1 milliard d'euros mobilisés en faveur du logement intermédiaire
Pour répondre à la crise du logement, le gouvernement a annoncé jeudi 14 mars près d'un milliard d'euros d'investissement public et privé en faveur du logement intermédiaire, en s'appuyant sur l'engagement des assureurs et du groupe Caisse des Dépôts.
Près d'un milliard d'euros vont être mobilisés "dans les mois qui viennent" pour réaliser 10.000 logements intermédiaires, ont fait savoir le 14 mars les ministres de l'Économie et du Logement.
Sur ce milliard, 400 millions d'euros seront "fournis par 14 assureurs" et "250 millions d'euros fournis par la Caisse des Dépôts", tandis que l'État "mobilisera des fonds propres", a précisé le ministre de l'Économie Bruno Le Maire à l'issue d'une réunion avec la fédération des assureurs et la Caisse des Dépôts. L'objectif, selon Bruno Le Maire, est de "développer massivement l'offre de logements intermédiaires qui permet aux classes moyennes de se loger à des tarifs inférieurs de 10 à 15% aux tarifs du marché".
Le logement locatif intermédiaire (LLI) se destine en effet à des ménages des classes moyennes dont le revenu est trop élevé pour prétendre à un logement social. En retour, ceux qui investissent dans la construction de ces habitations à loyers plafonnés bénéficient d'avantages fiscaux.
"Pour ça il faut des investissements et il faut les investisseurs", a ajouté le ministre. Pour l'État, "ce n'est pas de la dépense budgétaire, je tiens à le préciser, c'est de l'investissement", a-t-il insisté. "Les assureurs s'engagent à apporter plus de 400 millions de fonds propres en faveur du financement du secteur du logement intermédiaire", selon le communiqué du gouvernement, citant AG2R La Mondiale, Allianz France, Assurances du Crédit Mutuel, Axa, BNP Paribas Cardif, BPCE Assurances, CNP Assurances, Crédit Agricole Assurances, Groupama, Groupe MAIF, SMABTP, Société Générale Assurances, Suravenir et Groupe VYV.
"Le logement intermédiaire est une catégorie d'investissement sur laquelle les assureurs sont déjà massivement engagés", a indiqué Florence Lustman, présidente de la fédération France Assureurs, en rappelant que les assureurs s'étaient notamment engagés à améliorer les qualités énergétiques de ces logements.
Dès le printemps dernier, le groupe Caisse des Dépôts et le groupe Action Logement "ont mis en place de vastes plans de rachat de logements abordables, pour près de 50.000 logements, dont une large part de logements locatifs intermédiaires", production "soutenue par une enveloppe de prêts exceptionnelle de la Banque des Territoires", rappelle le gouvernement.
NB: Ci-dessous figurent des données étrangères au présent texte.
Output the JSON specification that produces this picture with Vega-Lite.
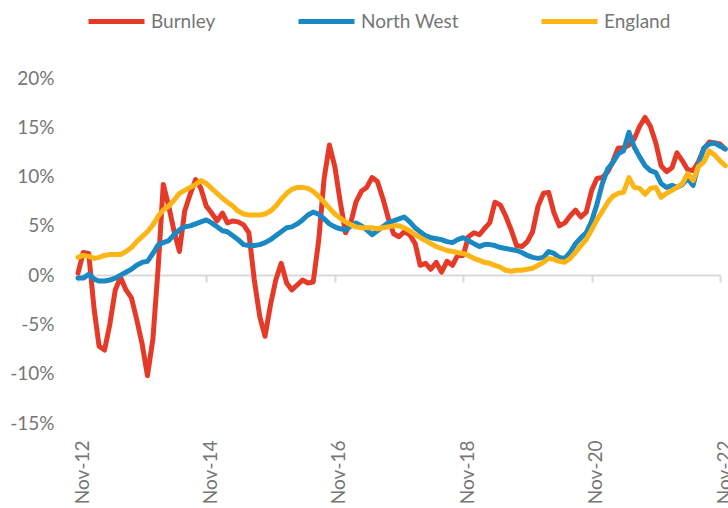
{
  "$schema": "https://vega.github.io/schema/vega-lite/v6.json",
  "width": 642,
  "height": 345,
  "autosize": {"type": "none"},
  "padding": {"left": 78, "top": 78, "right": 8, "bottom": 85},
  "config": {"view": {"stroke": null}, "font": "Lato"},
  "data": {"values": [
    {"d":"2012-11","Burnley":0.2,"North West":-0.3,"England":1.8},
    {"d":"2012-12","Burnley":2.3,"North West":-0.3,"England":2.0},
    {"d":"2013-01","Burnley":2.2,"North West":0.1,"England":1.9},
    {"d":"2013-02","Burnley":-3.5,"North West":-0.4,"England":1.7},
    {"d":"2013-03","Burnley":-7.2,"North West":-0.6,"England":1.8},
    {"d":"2013-04","Burnley":-7.6,"North West":-0.6,"England":2.0},
    {"d":"2013-05","Burnley":-5.0,"North West":-0.5,"England":2.1},
    {"d":"2013-06","Burnley":-1.5,"North West":-0.3,"England":2.1},
    {"d":"2013-07","Burnley":-0.2,"North West":0.0,"England":2.1},
    {"d":"2013-08","Burnley":-1.5,"North West":0.3,"England":2.4},
    {"d":"2013-09","Burnley":-2.3,"North West":0.6,"England":2.8},
    {"d":"2013-10","Burnley":-4.5,"North West":1.0,"England":3.4},
    {"d":"2013-11","Burnley":-7.0,"North West":1.3,"England":3.9},
    {"d":"2013-12","Burnley":-10.2,"North West":1.4,"England":4.4},
    {"d":"2014-01","Burnley":-6.5,"North West":2.2,"England":5.1},
    {"d":"2014-02","Burnley":1.0,"North West":3.1,"England":6.0},
    {"d":"2014-03","Burnley":9.2,"North West":3.3,"England":6.6},
    {"d":"2014-04","Burnley":7.0,"North West":3.5,"England":7.0},
    {"d":"2014-05","Burnley":4.5,"North West":4.1,"England":7.6},
    {"d":"2014-06","Burnley":2.4,"North West":4.6,"England":8.3},
    {"d":"2014-07","Burnley":6.5,"North West":4.9,"England":8.6},
    {"d":"2014-08","Burnley":8.2,"North West":5.0,"England":8.9},
    {"d":"2014-09","Burnley":9.7,"North West":5.2,"England":9.2},
    {"d":"2014-10","Burnley":8.8,"North West":5.4,"England":9.6},
    {"d":"2014-11","Burnley":7.0,"North West":5.6,"England":9.3},
    {"d":"2014-12","Burnley":6.3,"North West":5.3,"England":8.8},
    {"d":"2015-01","Burnley":5.5,"North West":4.9,"England":8.3},
    {"d":"2015-02","Burnley":6.3,"North West":4.5,"England":7.8},
    {"d":"2015-03","Burnley":5.3,"North West":4.4,"England":7.4},
    {"d":"2015-04","Burnley":5.5,"North West":4.0,"England":7.0},
    {"d":"2015-05","Burnley":5.4,"North West":3.6,"England":6.5},
    {"d":"2015-06","Burnley":5.1,"North West":3.1,"England":6.2},
    {"d":"2015-07","Burnley":4.3,"North West":3.0,"England":6.1},
    {"d":"2015-08","Burnley":-0.5,"North West":3.0,"England":6.1},
    {"d":"2015-09","Burnley":-4.2,"North West":3.1,"England":6.1},
    {"d":"2015-10","Burnley":-6.2,"North West":3.3,"England":6.2},
    {"d":"2015-11","Burnley":-3.0,"North West":3.6,"England":6.5},
    {"d":"2015-12","Burnley":-0.5,"North West":4.0,"England":7.0},
    {"d":"2016-01","Burnley":1.2,"North West":4.4,"England":7.7},
    {"d":"2016-02","Burnley":-0.8,"North West":4.8,"England":8.3},
    {"d":"2016-03","Burnley":-1.5,"North West":4.9,"England":8.7},
    {"d":"2016-04","Burnley":-1.0,"North West":5.2,"England":8.9},
    {"d":"2016-05","Burnley":-0.5,"North West":5.6,"England":8.9},
    {"d":"2016-06","Burnley":-0.8,"North West":6.1,"England":8.8},
    {"d":"2016-07","Burnley":-0.7,"North West":6.4,"England":8.5},
    {"d":"2016-08","Burnley":3.5,"North West":6.2,"England":8.0},
    {"d":"2016-09","Burnley":9.8,"North West":5.7,"England":7.4},
    {"d":"2016-10","Burnley":13.2,"North West":5.2,"England":6.8},
    {"d":"2016-11","Burnley":11.0,"North West":4.9,"England":6.2},
    {"d":"2016-12","Burnley":7.5,"North West":4.7,"England":5.8},
    {"d":"2017-01","Burnley":4.3,"North West":4.6,"England":5.4},
    {"d":"2017-02","Burnley":5.4,"North West":5.0,"England":5.1},
    {"d":"2017-03","Burnley":7.4,"North West":5.3,"England":4.9},
    {"d":"2017-04","Burnley":8.5,"North West":5.0,"England":4.8},
    {"d":"2017-05","Burnley":8.9,"North West":4.6,"England":4.8},
    {"d":"2017-06","Burnley":9.9,"North West":4.1,"England":4.8},
    {"d":"2017-07","Burnley":9.5,"North West":4.5,"England":4.7},
    {"d":"2017-08","Burnley":7.8,"North West":4.9,"England":4.8},
    {"d":"2017-09","Burnley":5.8,"North West":5.3,"England":4.9},
    {"d":"2017-10","Burnley":4.2,"North West":5.5,"England":5.0},
    {"d":"2017-11","Burnley":3.9,"North West":5.7,"England":5.0},
    {"d":"2017-12","Burnley":4.4,"North West":5.9,"England":4.8},
    {"d":"2018-01","Burnley":4.1,"North West":5.4,"England":4.5},
    {"d":"2018-02","Burnley":3.2,"North West":4.8,"England":4.1},
    {"d":"2018-03","Burnley":1.0,"North West":4.4,"England":3.8},
    {"d":"2018-04","Burnley":1.2,"North West":4.0,"England":3.5},
    {"d":"2018-05","Burnley":0.6,"North West":3.8,"England":3.2},
    {"d":"2018-06","Burnley":1.3,"North West":3.7,"England":2.9},
    {"d":"2018-07","Burnley":0.3,"North West":3.6,"England":2.7},
    {"d":"2018-08","Burnley":1.4,"North West":3.4,"England":2.5},
    {"d":"2018-09","Burnley":1.0,"North West":3.3,"England":2.4},
    {"d":"2018-10","Burnley":2.0,"North West":3.6,"England":2.3},
    {"d":"2018-11","Burnley":2.0,"North West":3.8,"England":2.2},
    {"d":"2018-12","Burnley":3.9,"North West":3.5,"England":2.0},
    {"d":"2019-01","Burnley":4.3,"North West":3.2,"England":1.7},
    {"d":"2019-02","Burnley":4.1,"North West":2.9,"England":1.5},
    {"d":"2019-03","Burnley":4.7,"North West":3.1,"England":1.3},
    {"d":"2019-04","Burnley":5.3,"North West":3.1,"England":1.2},
    {"d":"2019-05","Burnley":7.4,"North West":3.0,"England":1.0},
    {"d":"2019-06","Burnley":7.1,"North West":2.8,"England":0.8},
    {"d":"2019-07","Burnley":6.0,"North West":2.7,"England":0.5},
    {"d":"2019-08","Burnley":4.6,"North West":2.6,"England":0.4},
    {"d":"2019-09","Burnley":3.0,"North West":2.5,"England":0.5},
    {"d":"2019-10","Burnley":2.9,"North West":2.3,"England":0.5},
    {"d":"2019-11","Burnley":3.4,"North West":2.0,"England":0.6},
    {"d":"2019-12","Burnley":4.4,"North West":1.8,"England":0.7},
    {"d":"2020-01","Burnley":7.0,"North West":1.7,"England":1.0},
    {"d":"2020-02","Burnley":8.3,"North West":1.8,"England":1.3},
    {"d":"2020-03","Burnley":8.4,"North West":2.4,"England":1.7},
    {"d":"2020-04","Burnley":6.3,"North West":2.2,"England":1.6},
    {"d":"2020-05","Burnley":5.0,"North West":1.8,"England":1.4},
    {"d":"2020-06","Burnley":5.3,"North West":1.7,"England":1.3},
    {"d":"2020-07","Burnley":6.0,"North West":2.3,"England":1.7},
    {"d":"2020-08","Burnley":6.6,"North West":3.2,"England":2.3},
    {"d":"2020-09","Burnley":5.9,"North West":3.8,"England":3.0},
    {"d":"2020-10","Burnley":6.4,"North West":4.3,"England":3.6},
    {"d":"2020-11","Burnley":8.6,"North West":5.5,"England":4.6},
    {"d":"2020-12","Burnley":9.8,"North West":7.2,"England":5.6},
    {"d":"2021-01","Burnley":9.9,"North West":9.3,"England":6.5},
    {"d":"2021-02","Burnley":10.5,"North West":10.8,"England":7.4},
    {"d":"2021-03","Burnley":11.5,"North West":11.4,"England":8.0},
    {"d":"2021-04","Burnley":12.9,"North West":12.3,"England":8.3},
    {"d":"2021-05","Burnley":12.9,"North West":12.6,"England":8.4},
    {"d":"2021-06","Burnley":13.2,"North West":14.5,"England":9.9},
    {"d":"2021-07","Burnley":13.8,"North West":13.0,"England":8.9},
    {"d":"2021-08","Burnley":15.1,"North West":12.0,"England":8.8},
    {"d":"2021-09","Burnley":16.0,"North West":11.1,"England":8.2},
    {"d":"2021-10","Burnley":15.1,"North West":10.6,"England":8.8},
    {"d":"2021-11","Burnley":13.4,"North West":10.4,"England":8.9},
    {"d":"2021-12","Burnley":11.1,"North West":9.3,"England":7.9},
    {"d":"2022-01","Burnley":10.5,"North West":8.9,"England":8.3},
    {"d":"2022-02","Burnley":10.9,"North West":9.1,"England":8.6},
    {"d":"2022-03","Burnley":12.4,"North West":8.9,"England":8.9},
    {"d":"2022-04","Burnley":11.6,"North West":9.2,"England":9.3},
    {"d":"2022-05","Burnley":10.7,"North West":9.8,"England":10.3},
    {"d":"2022-06","Burnley":10.6,"North West":9.1,"England":9.6},
    {"d":"2022-07","Burnley":11.5,"North West":11.2,"England":11.0},
    {"d":"2022-08","Burnley":12.8,"North West":12.9,"England":11.5},
    {"d":"2022-09","Burnley":13.5,"North West":13.3,"England":12.6},
    {"d":"2022-10","Burnley":13.4,"North West":13.4,"England":12.2},
    {"d":"2022-11","Burnley":13.3,"North West":13.1,"England":11.6},
    {"d":"2022-12","Burnley":12.8,"North West":12.8,"England":11.1}
  ]},
  "transform": [{"fold": ["Burnley", "North West", "England"], "as": ["series", "value"]}],
  "mark": {"type": "line", "strokeWidth": 5, "strokeJoin": "round", "strokeCap": "round"},
  "encoding": {
    "x": {
      "field": "d", "type": "temporal",
      "scale": {"type": "utc", "domain": [{"year": 2012, "month": 11, "date": 1, "utc": true}, {"year": 2022, "month": 11, "date": 1, "utc": true}]},
      "axis": {
        "title": null, "orient": "bottom", "offset": -148, "grid": false,
        "values": [
          {"year": 2012, "month": 11, "date": 1, "utc": true},
          {"year": 2014, "month": 11, "date": 1, "utc": true},
          {"year": 2016, "month": 11, "date": 1, "utc": true},
          {"year": 2018, "month": 11, "date": 1, "utc": true},
          {"year": 2020, "month": 11, "date": 1, "utc": true},
          {"year": 2022, "month": 11, "date": 1, "utc": true}
        ],
        "format": "%b-%y", "labelAngle": -90, "labelPadding": 158, "labelOffset": 4,
        "tickSize": 7, "tickWidth": 2, "tickColor": "#d9d9d9",
        "domainColor": "#d9d9d9", "domainWidth": 2,
        "labelFont": "Lato", "labelFontSize": 19, "labelColor": "#767676",
        "labelOverlap": false, "labelBound": false, "labelFlush": false
      }
    },
    "y": {
      "field": "value", "type": "quantitative",
      "scale": {"domain": [-15, 20], "nice": false, "zero": false},
      "axis": {
        "title": null, "grid": false, "domain": false, "ticks": false,
        "values": [-15, -10, -5, 0, 5, 10, 15, 20],
        "labelExpr": "datum.value + '%'", "labelPadding": 24,
        "labelFont": "Lato", "labelFontSize": 19, "labelColor": "#767676"
      }
    },
    "color": {
      "field": "series", "type": "nominal",
      "scale": {"domain": ["Burnley", "North West", "England"], "range": ["#E63A28", "#1A88C2", "#FDB516"]},
      "legend": {
        "title": null, "orient": "none", "legendX": 8, "legendY": -87, "direction": "horizontal",
        "gridAlign": "none",
        "symbolType": "stroke", "symbolSize": 3136, "symbolStrokeWidth": 5,
        "labelFont": "Lato", "labelFontSize": 19, "labelColor": "#767676",
        "labelOffset": 4, "columnPadding": 72
      }
    }
  }
}
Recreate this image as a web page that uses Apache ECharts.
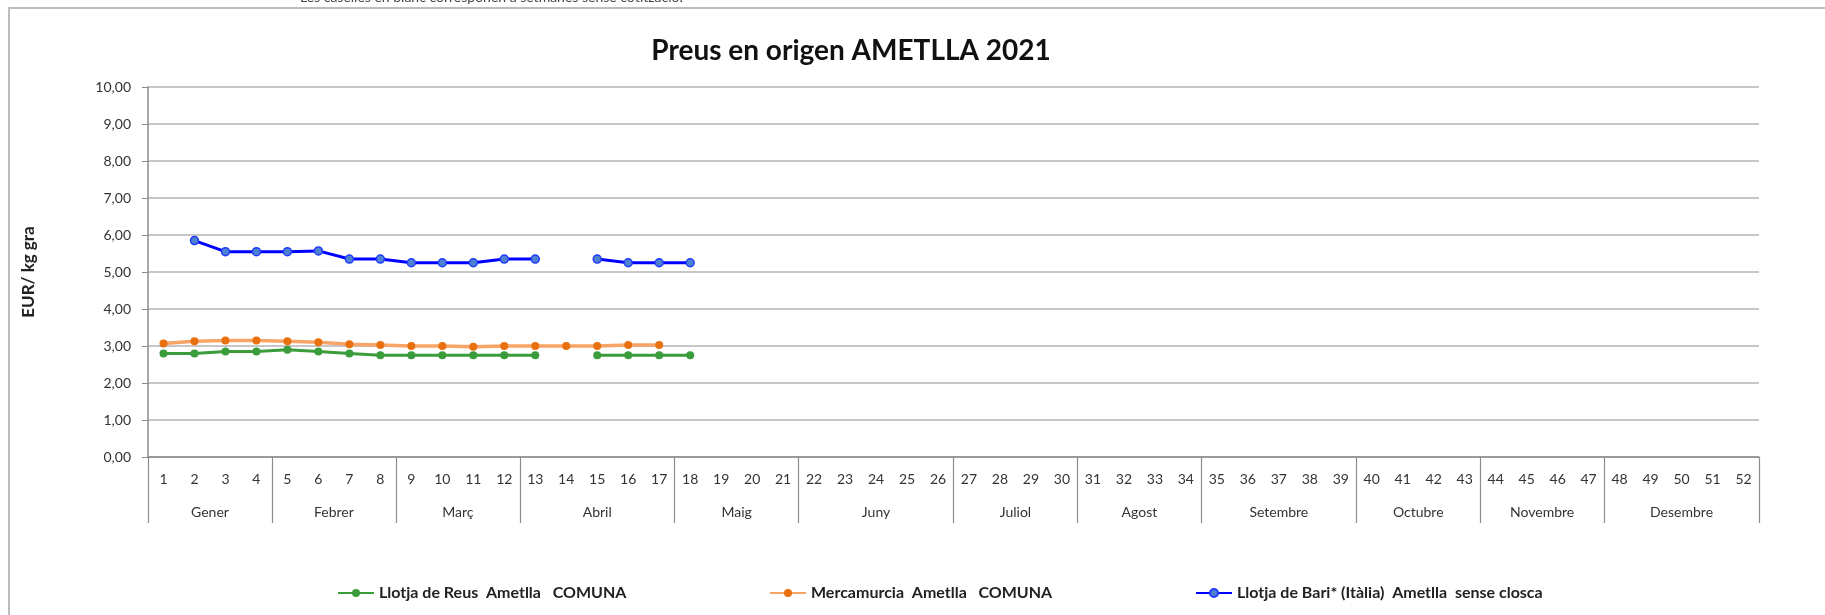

En outre, au second semestre 2023, celui-ci avait acté une augmentation de capital de 250 millions d'euros au sein de la Société pour le logement intermédiaire, pour construire rapidement 4.000 logements supplémentaires, indique Bercy. Après une phase de croissante constante, la production a atteint un peu plus de 15.000 logements intermédiaires par an, "portés par les groupes CDC Habitat et Action Logement, par la Société pour le logement intermédiaire, fonds d’investissement public créé par l’Etat, ainsi que par des fonds d’investissement privés", rappelle le communiqué du gouvernement, qui veut "doubler d'ici 2026 la production de logements intermédiaires afin d'accélérer la mobilité résidentielle, notamment depuis le logement social".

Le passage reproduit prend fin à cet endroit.